As an example, look at the “Records Operations” graph. On the top left, you see 7 record-based operations: Get, Add, Batch, Delete, Partial update, Update and Delete by Query.
To make things easier, you can also hover your mouse over the timeline to get a tooltip snapshot of all related operations for that particular hour, day, or month.
Note that usage statistics don’t include indexing operations on replicas, because keeping replicas in sync is done internally by the Algolia engine.
Up to this point, this guide has described the performance and activity of your API usage. The next sections discuss infrastructure, specifically the latency and processing speeds of your servers, clusters, and DSNs.
The first page provides a graphical view of average latency times, with a coloring system to immediately alert you to the working state of your clusters and servers. If you have more than one cluster, or any DSNs, these will be viewable as separate graphs. To see clusters or Distributed Search Network (DSN) node statistics independently, open the corresponding tab in the Your Server section.
The latency figures on this first page are a total average of the individual averages described below. You can hover over the graph’s timeline and trace the availability in percent, calculated every 10-minutes.
Algolia uses clusters to process every indexing and search operation. This is primarily done for redundancy reasons: if one server goes down, there is no impact on search and indexing operations, the cluster remains at 100% availability (green). Furthermore, if a second server goes down, the remaining server still processes search requests (100%), but no indexing operations (yellow). In this situation, indexing operations are queued, to be executed only after the cluster returns to its green state. Finally, if all 3 servers are down, the cluster is down and the indicator turns red.
As previously mentioned, measures are done in 10-minute intervals, so a cluster’s availability (color) can change every 10 minutes.
This map displays the worldwide location of Algolia’s probes. To understand the latency calculations, you’ll need to understand what these probes do. Algolia currently has 30 computers (probes) strategically positioned all over the world to measure regional latency speeds. How this works is as follows. Each probe performs the following 2 operations.
- Sends a signal to every server in every cluster, and measures how long it takes to receive a response. This is the Ping test.
- Makes a simple API request and also waits for a response. This is called the API test.
The ping test is designed to test simple computer-to-computer speeds. The API test goes a step further and tests not only the response time but also the functioning state of the server. For example, if a server can’t perform a simple indexing operation, or if the processing time slows down the response, there is a problem.
In the Search API Logs section, you can watch as operations are being executed on Algolia’s servers, in a continuous, real-time scroll.
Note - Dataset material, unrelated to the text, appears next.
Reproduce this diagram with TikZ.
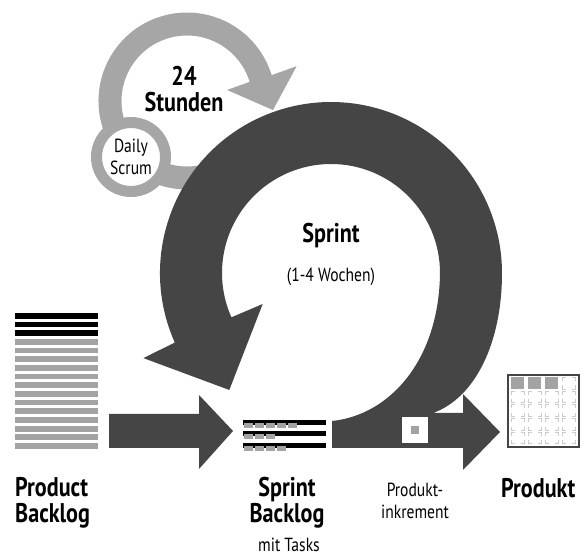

You can configure two types of alerts.
Status, where you set up either an email or a phone number to receive incident reports as they occur. The kinds of incidents reported are discussed in the API Status section.
Capacity, where you set up one or more Capacity Alerts to warn you before your servers overflow on memory and CPU usage. As you can see, the threshold for each metric can be configured. Take a look at the tutorial on How to set up capacity alerts.
Only plans with dedicated servers can receive capacity alerts.